Peekskill’s variable topography suits its evolving persona. Settled by the Dutch in the 1600s, it is reawakening like other Hudson River towns after decades of urban decline. Its 24,000 residents—including business owners, newly located artists, artisans, and other professionals—seem to relish the rarefied sensation of change within the context of solid, granite stability. And as a whole they’re feisty enough to fight for history, the environment, and people-friendly communities.
“More and more we see people coming to Peekskill to do work they’re passionate about,” says Mayor Mary Foster, in her spacious City Hall office on downtown Main Street and Nelson Avenue. The ebullient Pace University-trained CPA is in her second term. “Writers, chefs, web designers, music teachers, videographers—the list goes on and on. And the passion for their work goes back into the community. We’re bringing Peekskill back to life with our diversity. Over 30 languages are spoken here.
Nonostentation in Peekskill is key. “You don’t have to have million-dollar mansions to have a great neighborhood. What’s more important are things like landscaping, fencing, litter-free fences and fresh coats of paint,” says Foster.
Chris Marras is the economic development specialist hired by the city’s Department of Planning and Development. “My job is to help business retention and use the success of the arts community to get Peekskill on the public’s radar screen,” he says. “We’re working with city landlords to find artists for live/work lofts.” This is an expansion of the city’s successful 28-unit Peekskill Art Lofts, which provides affordable housing for professional artists. Another vital connection between the city, business, and artists will be huge murals, coordinated by the Peekskill Arts Council, painted between the arches on the new Route 9 overpass.
Larry D’Amico is president of the Peekskill Arts Council, formed in 1995, with over 100 members. Many have come to Peekskill to live at Peekskill Art Lofts. His light-filled, duplex art studio where he creates stunning acrylic landscapes would be the envy of any artist. Housed in the old Field, Library built in 1845, on the corner of Union and South, the space is currently dominated by the beginnings of the city’s next outdoor mural.
“The Collaborative Mural Project invites seniors to partake in making large works of lasting, public art, thanks to grants from the Andrus Foundation. We’ve already produced two, based on Van Gogh’s Sunflowers and Roses and Oleander that are already installed. The third here will be more abstract, based on the gridlike work of Sean Scully,” D’Amico says, indicating the work-in-process set up on a huge table in the center of the studio. “Each artist paints a square for a combination of designs that make up the whole.”

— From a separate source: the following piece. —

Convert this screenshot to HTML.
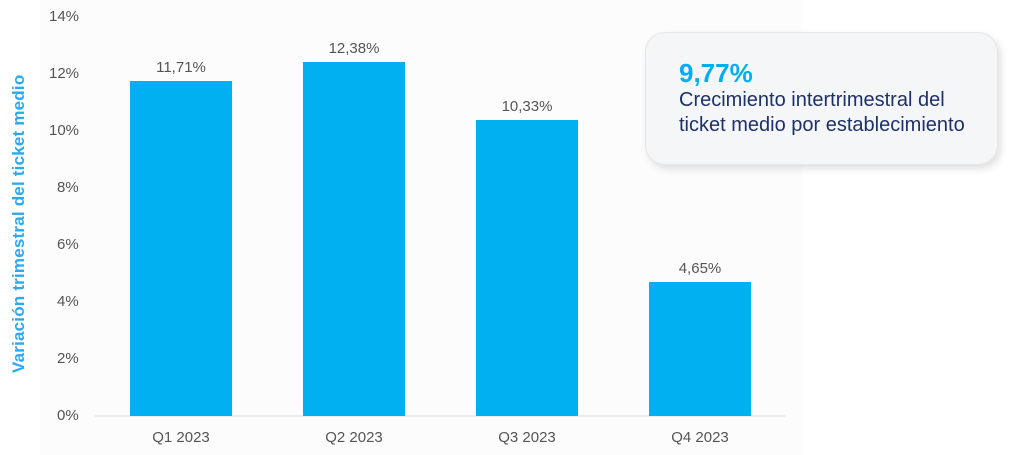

PAC member Sone Tower added her insight. “This is an art town, so people are always saying we need more art. And we have so many great ones, like Carla Rae Johnson, Wilfredo Morel, Susan Weinreich, Wendy Garber at the Flatiron Gallery, and so many others.” The Peekskill Arts Council will be hosting its 13th annual open studio tour on June 5 and 6, when the public can visit 32 artists in the spaces where they work, and a dozen special exhibitions will be displayed in galleries and museums across the city.
Visual art is not the only creative engine in town. In April, HBO was in town to film a remake of Mildred Pierce starring Kate Winslet. The crew temporarily transformed parts of the city into 1930s Los Angeles. Local residents, including City Historian John Curran, were hired as extras.